Bumper-to-bumper backups play a major role in stressing motorists to the point of reckless driving and angry outbursts.
Sitting in traffic for hours is enough to make even the most saintly motorist utter four-letter epithets under his breath. It’s frustrating, nerve-wracking and expensive, but that’s as far as it goes – for most of us. Then there are those like the one truck driver Ronald Smith of Denison, Texas, recently encountered. Racing to cut him off during a construction merge, the driver forced Smith onto the shoulder, “then he threatened me when I called the police because he received a ticket for aggressive driving,” Smith recalls. “He pulled a gun on me later at a truck stop.” The driver ended up in jail for assault and use of a weapon.
As highways become increasingly congested – whether from construction, accidents or simply from too many vehicles – tempers can flare and lead to aggressive driving and even road rage, two terms often misused interchangeably. Aggressive driving, according to the National Highway Traffic Safety Administration, is operating a motor vehicle in a way that endangers persons or property. Following too closely, driving at excessive speeds, weaving through traffic and running stoplights – behaviors often used to cope with congestion – are all examples of aggressive driving. Road rage, on the other hand, is aggressive driving plus other behavior: angry gestures, yelling, confrontations, physical assault and even murder. Aggressive driving is a traffic violation; road rage, beyond the yelling and gesticulating, is a criminal offense.
But do congested roadways really cause such bad behavior? Truckers, who witness more bad driving than other motorists, certainly think so. Two-thirds of respondents to a June 2006 Overdrive survey say congestion is a major contributing factor in road rage.
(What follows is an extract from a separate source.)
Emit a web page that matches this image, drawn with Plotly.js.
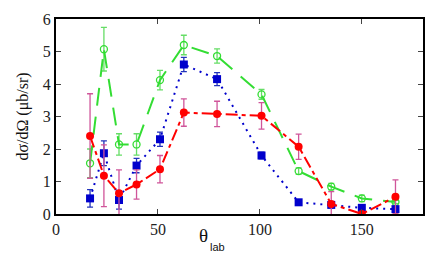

While congestion worsens, capacity fails to keep pace. There have been only negligible increases in available highways over the last two decades, while traffic has almost doubled, according to Federal Highway Administration data. With more vehicles than there are roadways to accommodate them in many areas, motorists can quickly lose their cool.
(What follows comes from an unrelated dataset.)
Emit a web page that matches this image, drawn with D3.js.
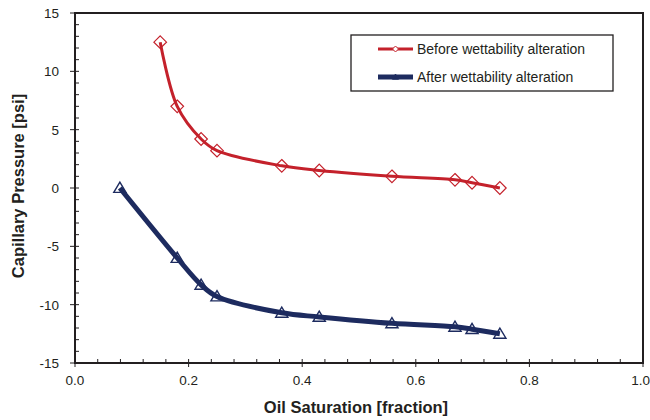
<!DOCTYPE html>
<html><head><meta charset="utf-8">
<script src="https://cdn.jsdelivr.net/npm/d3@7"></script>
<style>body{margin:0;background:#fff}text{font-family:"Liberation Sans",Arial,sans-serif}</style>
</head><body><svg id="c" width="650" height="420"></svg>
<script>
const seriesNames = ["Before wettability alteration", "After wettability alteration"];
const saturation = [0.15, 0.18, 0.222, 0.25, 0.364, 0.43, 0.558, 0.669, 0.699, 0.748];
const beforePc = [12.5, 7.0, 4.2, 3.2, 1.9, 1.5, 1.0, 0.7, 0.45, 0.0];
const afterSat = [0.079, 0.18, 0.222, 0.25, 0.364, 0.43, 0.558, 0.669, 0.699, 0.748];
const afterPc = [0.0, -6.0, -8.3, -9.3, -10.7, -11.05, -11.6, -11.9, -12.1, -12.5];
const xTicks = [0, 0.2, 0.4, 0.6, 0.8, 1.0];
const yTicks = [-15, -10, -5, 0, 5, 10, 15];

const svg = d3.select("#c");
const L = 75, R = 643, T = 13, B = 363;
const x = d3.scaleLinear().domain([0, 1]).range([L, R]);
const y = d3.scaleLinear().domain([-15, 15]).range([B, T]);

svg.append("rect").attr("x", L).attr("y", T).attr("width", R - L).attr("height", B - T)
  .attr("fill", "none").attr("stroke", "#231f20").attr("stroke-width", 2);

const g = svg.append("g").attr("stroke", "#231f20").attr("stroke-width", 1);
d3.range(-15, 15.01, 1).forEach(v => {
  const major = Math.abs(v % 5) < 1e-9;
  g.append("line").attr("x1", major ? L - 5 : L).attr("x2", L + 4).attr("y1", y(v)).attr("y2", y(v));
});
d3.range(0, 1.001, 0.04).forEach(v => {
  const major = Math.abs(Math.round(v * 5) - v * 5) < 1e-6;
  g.append("line").attr("x1", x(v)).attr("x2", x(v)).attr("y1", major ? B + 4 : B).attr("y2", B - 4);
});

svg.append("g").selectAll("text").data(yTicks).join("text")
  .attr("x", L - 16).attr("y", d => y(d) + 5).attr("text-anchor", "end")
  .attr("font-size", 13.5).attr("fill", "#231f20").text(d => d);
svg.append("g").selectAll("text").data(xTicks).join("text")
  .attr("x", d => d === 1 ? 650 : x(d)).attr("y", B + 22)
  .attr("text-anchor", d => d === 1 ? "end" : "middle")
  .attr("font-size", 13.5).attr("fill", "#231f20").text(d => d.toFixed(1));

svg.append("text").attr("x", 356).attr("y", 413).attr("text-anchor", "middle")
  .attr("font-size", 16.5).attr("font-weight", "bold").attr("fill", "#231f20").text("Oil Saturation [fraction]");
svg.append("text").attr("transform", "translate(24,186) rotate(-90)").attr("text-anchor", "middle")
  .attr("font-size", 16.5).attr("font-weight", "bold").attr("fill", "#231f20").text("Capillary Pressure [psi]");

const red = "#c4212b", blue = "#1d2b5f";
const line = d3.line().x(d => x(d[0])).y(d => y(d[1])).curve(d3.curveCatmullRom.alpha(0.5));
const before = saturation.map((s, i) => [s, beforePc[i]]);
const after = afterSat.map((s, i) => [s, afterPc[i]]);

svg.append("path").datum(before).attr("d", line).attr("fill", "none").attr("stroke", red).attr("stroke-width", 3);
svg.append("path").datum(after).attr("d", line).attr("fill", "none").attr("stroke", blue).attr("stroke-width", 5);

const diamond = (cx, cy, r) => `M${cx},${cy - r}L${cx + r},${cy}L${cx},${cy + r}L${cx - r},${cy}Z`;
const tri = (cx, cy, r) => `M${cx},${cy - r}L${cx + r * 1.05},${cy + r * 0.75}L${cx - r * 1.05},${cy + r * 0.75}Z`;

svg.append("g").selectAll("path").data(before).join("path")
  .attr("d", d => diamond(x(d[0]), y(d[1]), 6.3)).attr("fill", "none")
  .attr("stroke", red).attr("stroke-width", 1.2);
svg.append("g").selectAll("path").data(after).join("path")
  .attr("d", d => tri(x(d[0]), y(d[1]), 5.8)).attr("fill", "none")
  .attr("stroke", blue).attr("stroke-width", 1.4);

svg.append("rect").attr("x", 351).attr("y", 35).attr("width", 262).attr("height", 56)
  .attr("fill", "white").attr("stroke", "#231f20").attr("stroke-width", 1.3);
const legY = [49, 77];
svg.append("line").attr("x1", 378).attr("x2", 413).attr("y1", legY[0]).attr("y2", legY[0]).attr("stroke", red).attr("stroke-width", 3);
svg.append("path").attr("d", diamond(395.5, legY[0], 3)).attr("fill", "white").attr("stroke", red).attr("stroke-width", 1);
svg.append("line").attr("x1", 378).attr("x2", 413).attr("y1", legY[1]).attr("y2", legY[1]).attr("stroke", blue).attr("stroke-width", 5);
svg.append("path").attr("d", tri(395.5, legY[1], 3)).attr("fill", "none").attr("stroke", blue).attr("stroke-width", 1);
svg.append("g").selectAll("text").data(seriesNames).join("text")
  .attr("x", 417).attr("y", (d, i) => legY[i] + 5).attr("font-size", 14).attr("fill", "#231f20").text(d => d);
</script></body></html>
Too many people “have little or no coping skills in regards to stalled traffic/congested roads,” wrote Linda Gould of Eugene, Ore., in response to the Overdrive survey. There is a “lot of misplaced anger directed to people who are not at fault for traffic delays. I’ve seen too many people get out of their vehicles screaming and shouting at each other. Some have actually gotten into fistfights along the highway.”
Most motorists consider aggressive driving a serious highway hazard. Two-thirds of respondents to a NHTSA study said that others’ unsafe driving is a major threat to their safety. A separate NHTSA study identified the top three threatening behaviors: cutting too closely in front (36%), following too closely (19%) and dangerous passing (15%). Those behaviors often translate to accidents: NHTSA blames aggressive driving for about one-third of crashes and two-thirds of fatalities each year.
Aggressive driving is so pervasive that victims are often offenders, too. Almost two out of three people responding to a 1997 American Automobile Association survey admitted driving aggressively in the last year, including speeding, gesturing, tailgating, and slowing down and speeding up to get even with another driver. Asked why, the respondents cited issues related to traffic congestion, including running late for appointments and frustration with slow travel.
In many areas, law enforcement has taken steps to curb aggressive driving, including heightened patrols, stepped-up enforcement and public education campaigns. While these efforts have shown varying degrees of success, only a reduction in congestion will address the primary root of the frustration and anger that can lead to bad driving behavior and outbursts of road rage, experts say.
Until that happens, truckers and four-wheelers alike must find ways to deal with congestion-induced stress. For some that means seeking outside help, says Keith Jackson, whose chaplaincy serves Sitton Motor Lines and R&R Trucking, both of Joplin, Mo. Next to marital problems, anger and stress issues, often related to coping with traffic, are the main things drivers seek counsel for, he says. “The interstate goes through Joplin; I think traffic on it has doubled,” Jackson says. “That’s one thing I hear drivers talk about – the stress on the road.”